Un día de 1970 salía Borges como cada mañana a su trabajo de bibliotecario y su mujer, Elsa Astete Millán, le preguntó qué quería para almorzar. "Puchero", dijo. Era su plato favorito. Al leérselo a García Martín, me he alegrado, porque también el puchero me encanta y uno, a falta de coincidencias de más sustancia, celebra coincidir con los grandes al menos en las minucias.

Luego llaman a mediodía al timbre y son cinco desconocidos que se presentan con una orden judicial para llevarse todas las pertenencias de don Jorge Luis Borges, que ya no volvería al hogar. A Elsa lo que más le apenó de aquella separación inesperada es que su marido la tuviese toda la mañana preparando el puchero, sabiendo que no iba a regresar.

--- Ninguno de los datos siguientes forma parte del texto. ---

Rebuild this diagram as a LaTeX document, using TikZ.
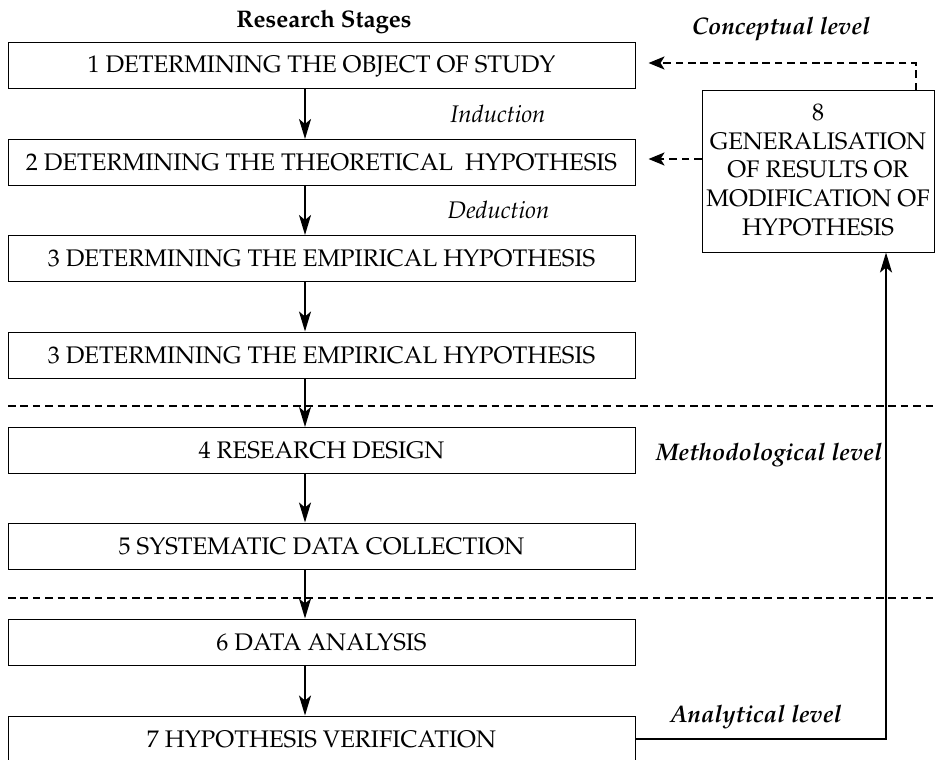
\documentclass[tikz,border=0pt]{standalone}
\usepackage[T1]{fontenc}
\renewcommand{\rmdefault}{ppl}
\usetikzlibrary{arrows.meta}
\begin{document}
\begin{tikzpicture}[x=0.5pt,y=-0.5pt,
  txt/.style={font=\fontsize{12}{14.35}\selectfont},
  stage/.style={txt, draw, line width=0.5pt, minimum width=313.5pt, minimum height=23pt, inner sep=0pt},
  arr/.style={line width=0.9pt, -{Stealth[length=10pt,width=6pt,inset=2.5pt]}},
  darr/.style={line width=1.1pt, dash pattern=on 3.8pt off 2.4pt, -{Stealth[length=8pt,width=6.5pt,inset=2pt]}},
  sepline/.style={line width=1.1pt, dash pattern=on 3.8pt off 2.4pt},
  conn/.style={line width=1.2pt, -{Stealth[length=10pt,width=6pt,inset=2.5pt]}},
  lbl/.style={txt, anchor=base, inner sep=0pt, font=\fontsize{12}{14.35}\selectfont\itshape},
  lvl/.style={txt, anchor=base, inner sep=0pt, font=\fontsize{12}{14.35}\selectfont\bfseries\itshape}]
\useasboundingbox (0,0) rectangle (935,759);

\node[txt, anchor=base, inner sep=0pt, font=\fontsize{12}{14.35}\selectfont\bfseries] (title) at (324,28) {Research Stages};

\node[stage] (b1) at (321.5,66) {1 DETERMINING THE OBJECT OF STUDY};
\node[stage] (b2) at (321.5,162.5) {2 DETERMINING THE THEORETICAL~~HYPOTHESIS};
\node[stage] (b3) at (321.5,258.5) {3 DETERMINING THE EMPIRICAL HYPOTHESIS};
\node[stage] (b3b) at (321.5,355) {3 DETERMINING THE EMPIRICAL HYPOTHESIS};
\node[stage] (b4) at (321.5,450.5) {4 RESEARCH DESIGN};
\node[stage] (b5) at (321.5,546) {5 SYSTEMATIC DATA COLLECTION};
\node[stage] (b6) at (321.5,642) {6 DATA ANALYSIS};
\node[stage] (b7) at (321.5,739) {7 HYPOTHESIS VERIFICATION};

\node[txt, draw, line width=0.5pt, minimum width=116pt, minimum height=80.5pt, inner sep=0pt, align=center,
  text depth=2pt] (b8) at (818,171.5)
  {8\\GENERALISATION\\OF RESULTS OR\\MODIFICATION OF\\HYPOTHESIS};

\node[lbl] (ind) at (498,123) {Induction};
\node[lbl] (ded) at (498.5,218) {Deduction};
\node[lvl] (conc) at (781,35) {Conceptual level};
\node[lvl] (meth) at (769,460) {Methodological level};
\node[lvl] (anal) at (756,722) {Analytical level};

\draw[sepline] (8,406) -- (940,406);
\draw[sepline] (8,598) -- (940,598);

\foreach \a/\b in {b1/b2,b2/b3,b3/b3b,b3b/b4,b4/b5,b5/b6,b6/b7}
  \draw[arr] ([xshift=-8.25pt]\a.south) -- ([xshift=-8.25pt]\b.north);

\coordinate (g1) at ([xshift=6.5pt,yshift=1.5pt]b1.east);
\draw[darr] ([xshift=49pt]b8.north) |- (g1);
\coordinate (g2) at ([xshift=6.5pt,yshift=1.75pt]b2.east);
\draw[darr] (g2 -| b8.west) -- (g2);

\draw[conn] (b7.east) -| ([xshift=34pt]b8.south);
\end{tikzpicture}
\end{document}
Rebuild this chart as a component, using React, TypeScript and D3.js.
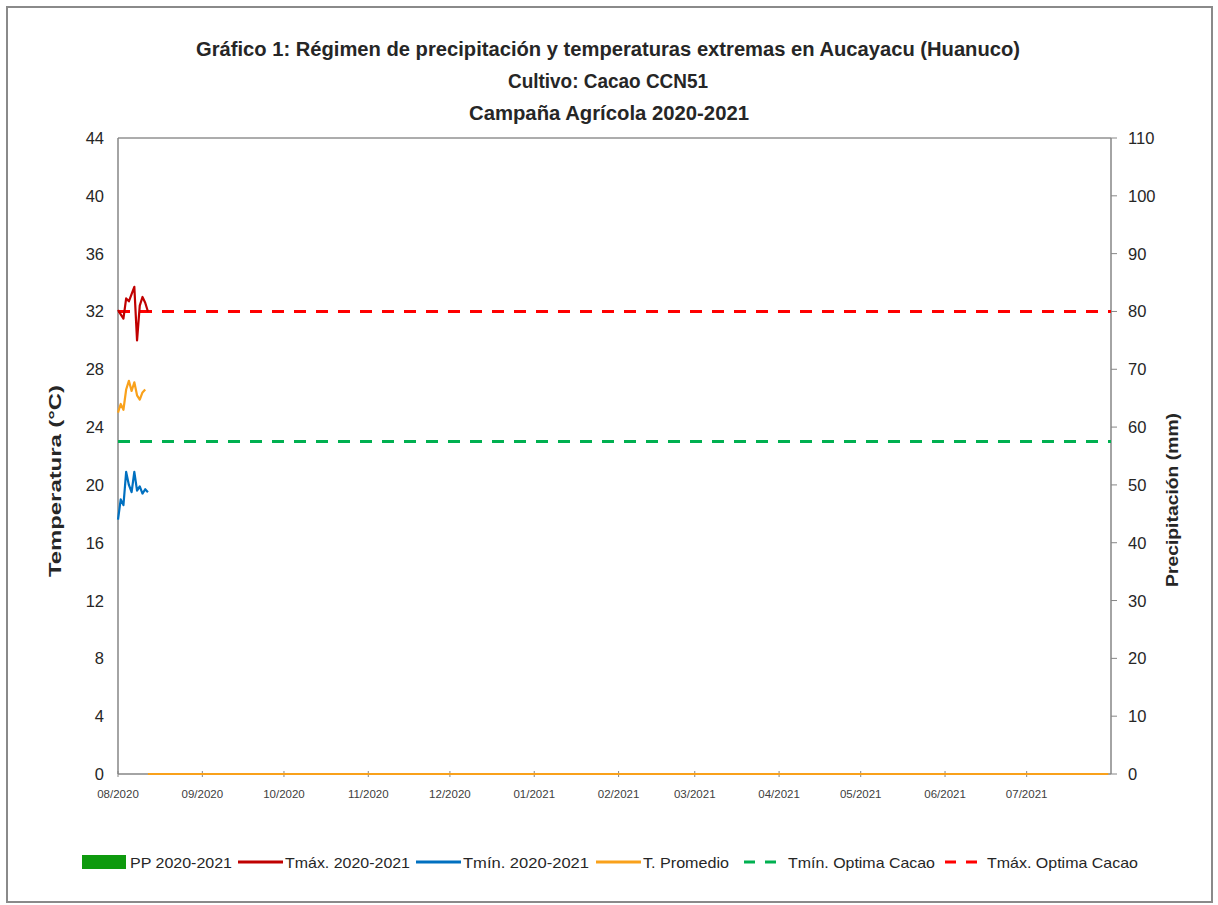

Mi confianza ciega en Borges me impide considerar que fuese cobarde o cínico. Tal vez quiso posar como egoísta (en su cuento sobre las versiones de Judas podría encontrarse cierto paralelismo) para que Elsa se consolase antes. O quizá quiso regalarle un símbolo: igual que renunciaba a su plato preferido, por algunos imponderables que ellos dos sabrían, renunciaba al amor de su mujer escogida. Elsa, en cualquier caso, no entendió.

Ni yo me puedo entretener ahora en barajar hipótesis porque hoy es el día de la Sagrada Familia y venía a animar a construir hogares felices. Con el arranque realmente raro -lo reconozco- de una ruptura; pero es que el puchero de Borges me ha recordado una estrategia de mi mujer que puede servir de contraejemplo.

Además del puchero, me gustan el cordero y los huevos fritos, que a mi mujer, nada de nada. Cuando ella no va a almorzar en casa por cualquier compromiso, deja cordero en el horno o me sugiere que aproveche y me fría dos huevos. Me parece de un romanticismo conyugal mucho más acendrado que el de la comedia (¿o tragedia?) Il petto e la coscia, de Indro Montanelli. Allí un matrimonio se ofrecía mutuamente la pata y la pechuga, lo que más le gustaba a cada uno, pero menos al otro, confundiendo sus gustos con los ajenos, inmolándose ambos con la mejor intención.

Lo que menos me gustaría es que mi mujer se fastidiase por mí. Y lo que más, que ella encuentre sus subterfugios. La ternura de estas fechas y el sentimentalismo de esta época nos empujan al desbordamiento emocional, pero, para la felicidad familiar, la inteligencia y la estrategia son imprescindibles. Cogerse las vueltas puede ser otra forma de darse un abrazo.